Monday, November 10, 2014
Cassette Review: Woodger Speece / Thierry Burnhout "14 rhythms for Jamilla / This beehive state [split tape]" (Tanuki Records)
[£3 // Edition of 60 // https://tanukirecords.bandcamp.com/album/14-rhythms-for-jamilla-this-beehive-state-split-tape]
As this indicates per the title it is a split tape which means that it is Woodger Speece on Side A and Thierry Burnhout taking over Side B. I could definitely imagine these two artists collaborating at some point, sure, but that's not what this cassette is.
We begin with crackling static glitch and then the sound of scratching balloons mixed with the lasers of R2D2. This all turns into electro beats and drum machine loops which kind of remind me of "Head Like a Hole" but only in the slightest sense. Sharp lasers come out next and bring us into the realm of the Wookee Transformers (It could be a thing) and then some weird skipping type of beats. I become lost, intranced in the sounds and I'm not sure why until I realize perhaps I am being hypnotized by what sounds like the ticking of a clock.

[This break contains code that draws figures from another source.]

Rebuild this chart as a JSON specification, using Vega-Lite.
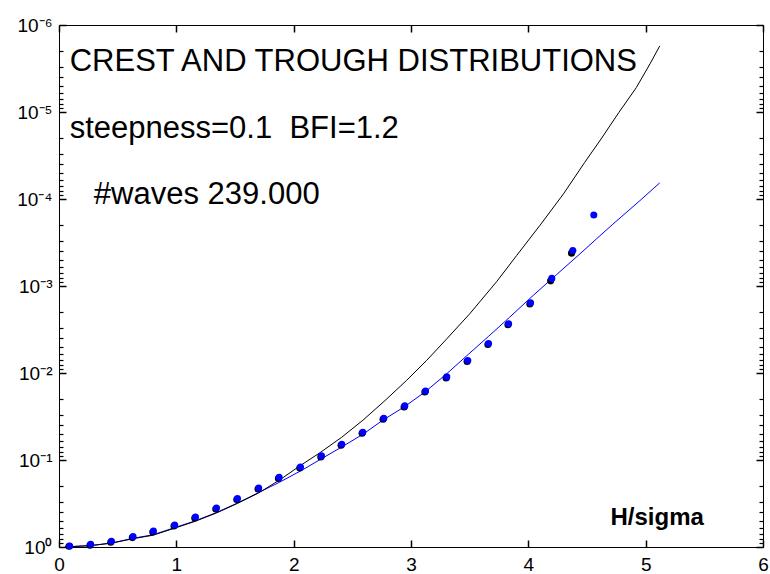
{
  "$schema": "https://vega.github.io/schema/vega-lite/v6.json",
  "width": 704,
  "height": 522,
  "autosize": "none",
  "padding": {"left": 59, "top": 25, "right": 7, "bottom": 27},
  "background": "white",
  "config": {
    "view": {"stroke": "black", "strokeWidth": 1},
    "font": "Liberation Sans"
  },
  "datasets": {
    "black_curve": [
      {"H": 0.05, "p": 0.9977}, {"H": 0.27, "p": 0.9638}, {"H": 0.45, "p": 0.9016}, {"H": 0.63, "p": 0.8035},
      {"H": 0.80, "p": 0.7328}, {"H": 0.99, "p": 0.6053}, {"H": 1.16, "p": 0.5070}, {"H": 1.34, "p": 0.4074},
      {"H": 1.52, "p": 0.3162}, {"H": 1.70, "p": 0.2399}, {"H": 1.88, "p": 0.1698}, {"H": 2.05, "p": 0.1175},
      {"H": 2.22, "p": 0.0832}, {"H": 2.41, "p": 0.0547}, {"H": 2.59, "p": 0.0349}, {"H": 2.78, "p": 0.02065},
      {"H": 2.96, "p": 0.01225}, {"H": 3.13, "p": 0.00724}, {"H": 3.30, "p": 0.00412}, {"H": 3.50, "p": 0.00209},
      {"H": 3.73, "p": 0.000891}, {"H": 3.90, "p": 0.000447}, {"H": 4.10, "p": 0.000200}, {"H": 4.30, "p": 0.0000871},
      {"H": 4.48, "p": 0.0000380}, {"H": 4.62, "p": 0.0000204}, {"H": 4.77, "p": 0.0000102}, {"H": 4.92, "p": 0.00000525},
      {"H": 5.04, "p": 0.00000275}, {"H": 5.12, "p": 0.00000174}
    ],
    "blue_curve": [
      {"H": 0.05, "p": 0.9977}, {"H": 0.27, "p": 0.9638}, {"H": 0.45, "p": 0.8995}, {"H": 0.63, "p": 0.7943},
      {"H": 0.80, "p": 0.7244}, {"H": 0.99, "p": 0.5957}, {"H": 1.16, "p": 0.5012}, {"H": 1.34, "p": 0.4027},
      {"H": 1.52, "p": 0.3126}, {"H": 1.70, "p": 0.2371}, {"H": 1.88, "p": 0.1799}, {"H": 2.08, "p": 0.1288},
      {"H": 2.24, "p": 0.0962}, {"H": 2.41, "p": 0.0708}, {"H": 2.59, "p": 0.0506}, {"H": 2.76, "p": 0.0349},
      {"H": 2.95, "p": 0.0241}, {"H": 3.12, "p": 0.01648}, {"H": 3.30, "p": 0.01033}, {"H": 3.49, "p": 0.00608},
      {"H": 3.66, "p": 0.00380}, {"H": 3.84, "p": 0.00229}, {"H": 4.04, "p": 0.001288}, {"H": 4.24, "p": 0.000741},
      {"H": 4.44, "p": 0.000427}, {"H": 4.58, "p": 0.000288}, {"H": 4.72, "p": 0.000195}, {"H": 4.95, "p": 0.0001047},
      {"H": 5.12, "p": 0.0000652}
    ],
    "crest_pts": [
      {"H": 0.085, "p": 0.982}, {"H": 0.264, "p": 0.955}, {"H": 0.441, "p": 0.883}, {"H": 0.625, "p": 0.780},
      {"H": 0.799, "p": 0.673}, {"H": 0.980, "p": 0.574}, {"H": 1.157, "p": 0.4645}, {"H": 1.336, "p": 0.3656},
      {"H": 1.515, "p": 0.2851}, {"H": 1.696, "p": 0.2153}, {"H": 1.870, "p": 0.1629}, {"H": 2.052, "p": 0.1236},
      {"H": 2.231, "p": 0.0923}, {"H": 2.404, "p": 0.0678}, {"H": 2.583, "p": 0.0493}, {"H": 2.762, "p": 0.0340},
      {"H": 2.941, "p": 0.02455}, {"H": 3.118, "p": 0.01652}, {"H": 3.299, "p": 0.01140}, {"H": 3.478, "p": 0.00738},
      {"H": 3.655, "p": 0.00471}, {"H": 3.826, "p": 0.00279}, {"H": 4.013, "p": 0.001607}, {"H": 4.190, "p": 0.000873},
      {"H": 4.368, "p": 0.000419}
    ],
    "trough_pts": [
      {"H": 0.091, "p": 0.9727}, {"H": 0.270, "p": 0.9311}, {"H": 0.447, "p": 0.8590}, {"H": 0.631, "p": 0.7586},
      {"H": 0.805, "p": 0.6546}, {"H": 0.986, "p": 0.5585}, {"H": 1.163, "p": 0.4519}, {"H": 1.342, "p": 0.3556},
      {"H": 1.521, "p": 0.2773}, {"H": 1.702, "p": 0.2094}, {"H": 1.876, "p": 0.1585}, {"H": 2.058, "p": 0.1202},
      {"H": 2.237, "p": 0.0897}, {"H": 2.410, "p": 0.0659}, {"H": 2.589, "p": 0.0480}, {"H": 2.768, "p": 0.0331},
      {"H": 2.947, "p": 0.02388}, {"H": 3.124, "p": 0.01607}, {"H": 3.305, "p": 0.01109}, {"H": 3.484, "p": 0.00718},
      {"H": 3.661, "p": 0.00458}, {"H": 3.832, "p": 0.00271}, {"H": 4.019, "p": 0.001563}, {"H": 4.200, "p": 0.000818},
      {"H": 4.379, "p": 0.000390}, {"H": 4.558, "p": 0.000153}
    ],
    "big_text": [
      {"H": 0.091, "p": 0.00000336, "label": "CREST AND TROUGH DISTRIBUTIONS"},
      {"H": 0.091, "p": 0.0000198, "label": "steepness=0.1\u00a0 BFI=1.2"},
      {"H": 0.297, "p": 0.0001145, "label": "#waves 239.000"}
    ],
    "axis_text": [
      {"H": 4.70, "p": 0.5525, "label": "H/sigma"}
    ]
  },
  "resolve": {"axis": {"x": "independent", "y": "independent"}},
  "layer": [
    {
      "data": {"name": "blue_curve"},
      "mark": {"type": "line", "color": "#0000ff", "strokeWidth": 1},
      "encoding": {
        "x": {"field": "H", "type": "quantitative", "scale": {"domain": [0, 6], "nice": false, "zero": false},
              "axis": {"orient": "bottom", "zindex": 1, "values": [0, 1, 2, 3, 4, 5, 6], "offset": -7, "tickSize": 7, "tickColor": "black", "tickWidth": 1.5, "domain": false, "grid": false, "title": null,
                       "labelPadding": 8, "labelFlush": false, "labelOverlap": false, "labelFont": "Liberation Sans", "labelFontSize": 19, "labelColor": "black"}},
        "y": {"field": "p", "type": "quantitative", "scale": {"type": "log", "domain": [0.000001, 1], "reverse": true, "nice": false},
              "axis": {"orient": "left", "zindex": 1, "values": [1, 0.1, 0.01, 0.001, 0.0001, 0.00001, 0.000001], "offset": -7, "tickSize": 7, "tickColor": "black", "tickWidth": 1.5, "domain": false, "grid": false, "title": null,
                       "labelPadding": 7, "labelOverlap": false, "labelFont": "Liberation Sans", "labelFontSize": 19, "labelColor": "black",
                       "labelExpr": "datum.value >= 0.5 ? '10⁰' : datum.value >= 0.05 ? '10⁻¹' : datum.value >= 0.005 ? '10⁻²' : datum.value >= 0.0005 ? '10⁻³' : datum.value >= 0.00005 ? '10⁻⁴' : datum.value >= 0.000005 ? '10⁻⁵' : '10⁻⁶'"}}
      }
    },
    {
      "data": {"name": "black_curve"},
      "mark": {"type": "line", "color": "black", "strokeWidth": 1},
      "encoding": {
        "x": {"field": "H", "type": "quantitative", "scale": {"domain": [0, 6], "nice": false, "zero": false},
              "axis": {"orient": "top", "zindex": 1, "values": [0, 1, 2, 3, 4, 5, 6], "offset": -7, "tickSize": 7, "tickColor": "black", "tickWidth": 1.5, "labels": false, "domain": false, "grid": false, "title": null}},
        "y": {"field": "p", "type": "quantitative", "scale": {"type": "log", "domain": [0.000001, 1], "reverse": true, "nice": false},
              "axis": {"orient": "left", "zindex": 1, "offset": -4, "tickSize": 4, "tickColor": "black", "tickWidth": 1.2, "labels": false, "domain": false, "grid": false, "title": null,
                       "values": [0.000002, 0.000003, 0.000004, 0.000005, 0.000006, 0.000007, 0.000008, 0.000009,
                                  0.00002, 0.00003, 0.00004, 0.00005, 0.00006, 0.00007, 0.00008, 0.00009,
                                  0.0002, 0.0003, 0.0004, 0.0005, 0.0006, 0.0007, 0.0008, 0.0009,
                                  0.002, 0.003, 0.004, 0.005, 0.006, 0.007, 0.008, 0.009,
                                  0.02, 0.03, 0.04, 0.05, 0.06, 0.07, 0.08, 0.09,
                                  0.2, 0.3, 0.4, 0.5, 0.6, 0.7, 0.8, 0.9]}}
      }
    },
    {
      "data": {"name": "crest_pts"},
      "mark": {"type": "point", "shape": "circle", "filled": true, "color": "black", "opacity": 1, "size": 50, "strokeWidth": 0},
      "encoding": {
        "x": {"field": "H", "type": "quantitative", "scale": {"domain": [0, 6], "nice": false, "zero": false}, "axis": null},
        "y": {"field": "p", "type": "quantitative", "scale": {"type": "log", "domain": [0.000001, 1], "reverse": true, "nice": false},
              "axis": {"orient": "right", "zindex": 1, "values": [1, 0.1, 0.01, 0.001, 0.0001, 0.00001, 0.000001], "offset": -7, "tickSize": 7, "tickColor": "black", "tickWidth": 1.5, "labels": false, "domain": false, "grid": false, "title": null}}
      }
    },
    {
      "data": {"name": "trough_pts"},
      "mark": {"type": "point", "shape": "circle", "filled": true, "color": "#0000ff", "opacity": 1, "size": 50, "strokeWidth": 0},
      "encoding": {
        "x": {"field": "H", "type": "quantitative", "scale": {"domain": [0, 6], "nice": false, "zero": false}, "axis": null},
        "y": {"field": "p", "type": "quantitative", "scale": {"type": "log", "domain": [0.000001, 1], "reverse": true, "nice": false},
              "axis": {"orient": "right", "zindex": 1, "offset": -4, "tickSize": 4, "tickColor": "black", "tickWidth": 1.2, "labels": false, "domain": false, "grid": false, "title": null,
                       "values": [0.000002, 0.000003, 0.000004, 0.000005, 0.000006, 0.000007, 0.000008, 0.000009,
                                  0.00002, 0.00003, 0.00004, 0.00005, 0.00006, 0.00007, 0.00008, 0.00009,
                                  0.0002, 0.0003, 0.0004, 0.0005, 0.0006, 0.0007, 0.0008, 0.0009,
                                  0.002, 0.003, 0.004, 0.005, 0.006, 0.007, 0.008, 0.009,
                                  0.02, 0.03, 0.04, 0.05, 0.06, 0.07, 0.08, 0.09,
                                  0.2, 0.3, 0.4, 0.5, 0.6, 0.7, 0.8, 0.9]}}
      }
    },
    {
      "data": {"name": "big_text"},
      "mark": {"type": "text", "align": "left", "baseline": "alphabetic", "fontSize": 31, "font": "Liberation Sans", "color": "black"},
      "encoding": {
        "x": {"field": "H", "type": "quantitative", "scale": {"domain": [0, 6], "nice": false, "zero": false}, "axis": null},
        "y": {"field": "p", "type": "quantitative", "scale": {"type": "log", "domain": [0.000001, 1], "reverse": true, "nice": false}, "axis": null},
        "text": {"field": "label", "type": "nominal"}
      }
    },
    {
      "data": {"name": "axis_text"},
      "mark": {"type": "text", "align": "left", "baseline": "alphabetic", "fontSize": 24, "fontWeight": "bold", "font": "Liberation Sans", "color": "black"},
      "encoding": {
        "x": {"field": "H", "type": "quantitative", "scale": {"domain": [0, 6], "nice": false, "zero": false}, "axis": null},
        "y": {"field": "p", "type": "quantitative", "scale": {"type": "log", "domain": [0.000001, 1], "reverse": true, "nice": false}, "axis": null},
        "text": {"field": "label", "type": "nominal"}
      }
    }
  ]
}
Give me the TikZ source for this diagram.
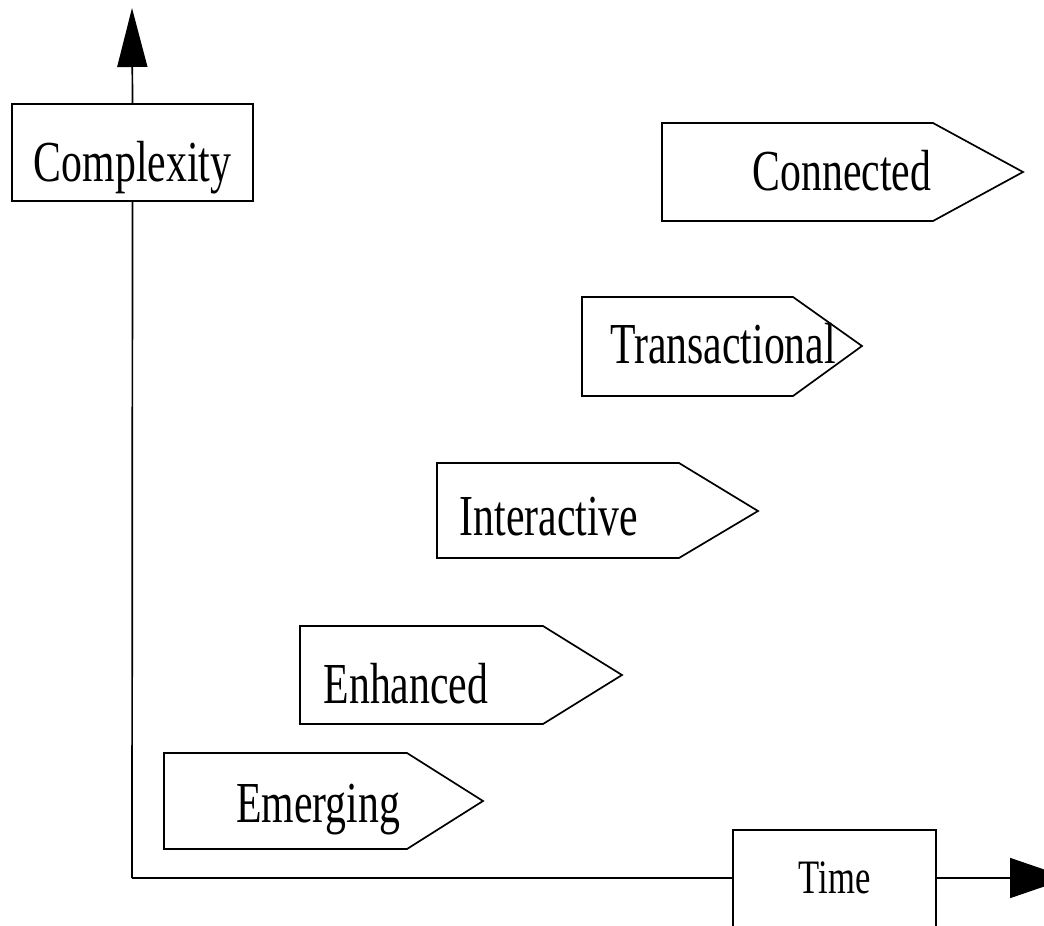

Now when I first put this on I didn't pay any attention to the notes as to whether it was a collaboration or split (Though I should have) and I thought that maybe Side B was left blank because it took so long to get going. There are these little clicks and I'm not sure whether they are supposed to be there or are just a part of the cassette show but they finally build into som wavy whirrs and this is very quietly minimal. There are waves and tones that are kind of like "Psycho" only without the stabbing effect. It's chopped and towards the end somehow reminds me of an old furnace. Most of this is a reflection on peeling back layers to discover new ones, but that can really be said about either side.
I wouldn't really say that Speece presents himself in a way that's in your face, but the sounds are much more closer to the surface and you can easily hear them and begin to identify them. Burnhout seems to be the sounds in between that space, the noises which fill that void and as such they compliment each other so well this becomes a true work of art.